With a reading of 49.7, the Gardner Business Index showed that the metalworking industry in November was virtually unchanged from the previous month but reached its highest level since June 2015 (discounting a spike last March). The industry has clearly improved from the 43.2 reading it posted one year earlier, in November 2015.

New orders grew for just the third time since July 2015, while production increased for the third time in four months. Backlogs continued to contract, but they reached their highest level since last March and second highest level since June 2015. The trend in backlogs shows that capacity utilization should begin improving very soon. Employment was essentially flat in November after one month of minimal growth. Exports continued their long run of contraction, however, their subindex reached its highest level since May 2015 and clearly has trended up since August 2015. Supplier deliveries have lengthened since last March.

While material prices continued to increase at a significant rate in the month, the rate of increase has decelerated since last June. Prices received continued to decrease, and while they trended up from November 2015 to August 2016, they have decreased at an accelerating rate the three months since then. Future business expectations skyrocketed in November, jumping more than 12 points to 77.4, the highest level for this subindex since January 2012. Given the proximity of the surveying to the presidential election, it would seem reasonable to conclude that the metalworking industry is bullish on President-elect Donald Trump.

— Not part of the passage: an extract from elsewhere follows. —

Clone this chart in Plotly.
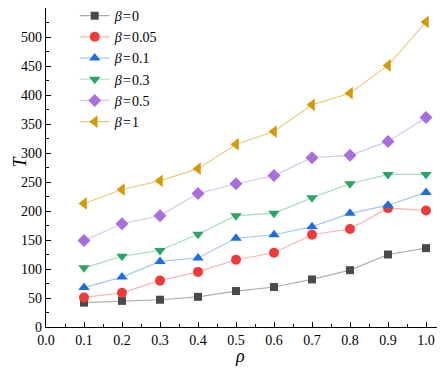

The aerospace industry grew in November after two months of contraction, jumping to its second highest level since the survey began in December 2011. Machinery/equipment also grew for the fourth time in five months, and the primary metals industry grew at an accelerating rate for the third month in a row. In fact, the primary metal subindex has improved dramatically from its levels in February through July. This is positive sign for the metalworking industry overall, since primary metals companies create the stock that eventually gets machined. Also, the job shops segment increased for the second time in three months, reaching its highest level since February 2015.

Four of the six geographical regions grew in November. The Southeast grew for the fourth consecutive month and posted the fastest growth for the third month in a row. It was followed by the Northeast, which grew for the first time since March; the North Central-East, which grew for the fourth month in a row; and the West, which also grew for the first time since March. The North Central-West and South Central regions have contracted for at least the last 18 months.

Plants with more than 250 employees grew for the third time in four months, and shops with 20 to 49 employees grew for the second straight month. Even though shops with fewer than 20 employees continued to contract, they recorded their highest index level since June 2015, which was their last month of growth.